All statistical analyses were done using the SPSS version 21.0. Internal consistency reliability of the Arabic version was assessed with coefficient alpha and item–total correlation (ITC). An alpha higher than 0.70 was considered acceptable internal consistency reliability while an ITC between 0.30 and 0.50 is considered moderate and ITC higher than 0.50 means good.
Exploratory factor analysis was conducted to assess the factor structure of the SCS Arabic version. Kaiser – Meyer – Olkin (KMO) index was computed to check for sampling adequacy. KMO value equal to or higher than 0.6 indicate sampling adequacy. Further, to determine whether the correlations among variables were appropriate for the factor model, the Barlett’s test of sphericity was used. A Barlett’s test of sphericity with p< 0.05 indicates that the variables are uncorellated in the population and the data are factorable. (Saffari, Zeidi, Pakpour, & Koenig, 2013)

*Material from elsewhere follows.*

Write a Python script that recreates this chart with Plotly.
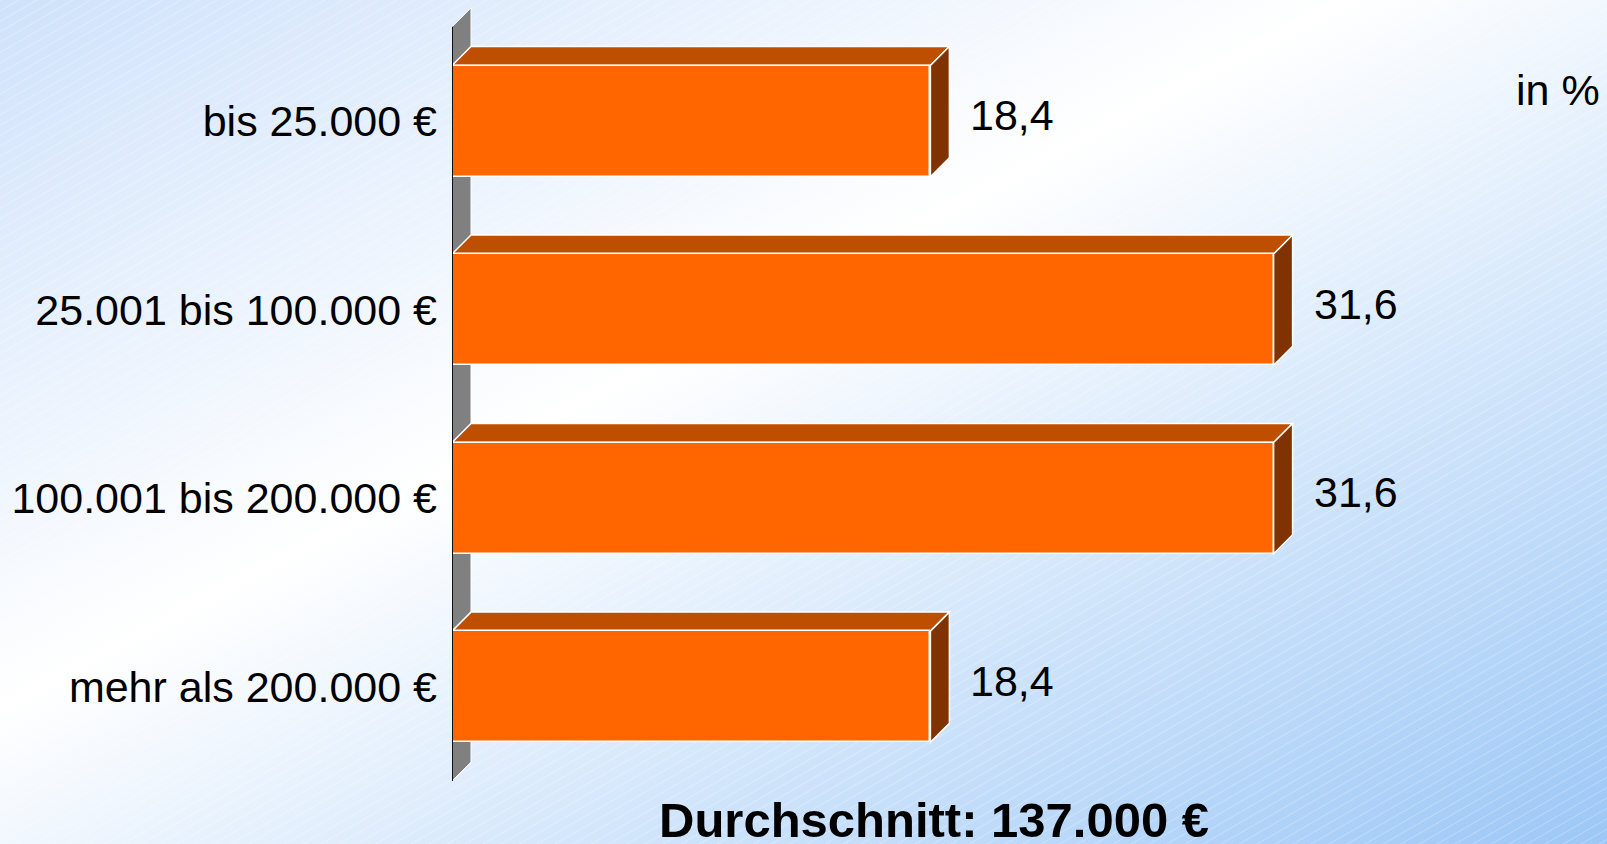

The stability reliability for the test–retest subsample of the translated scale was assessed with Pearson product moment correlations.
Convergent validity was established by examining the association between spiritual coping and religiosity. Divergent validity was established by the relationship between spiritual coping and health-related quality of life. Both were tested using Pearson product moment correlations. Differences between demographic profiles on the spiritual coping strategies using the SCS Arabic version were also examined using t-test and One-way ANOVA. A p-value less than 0.05 was considered significant.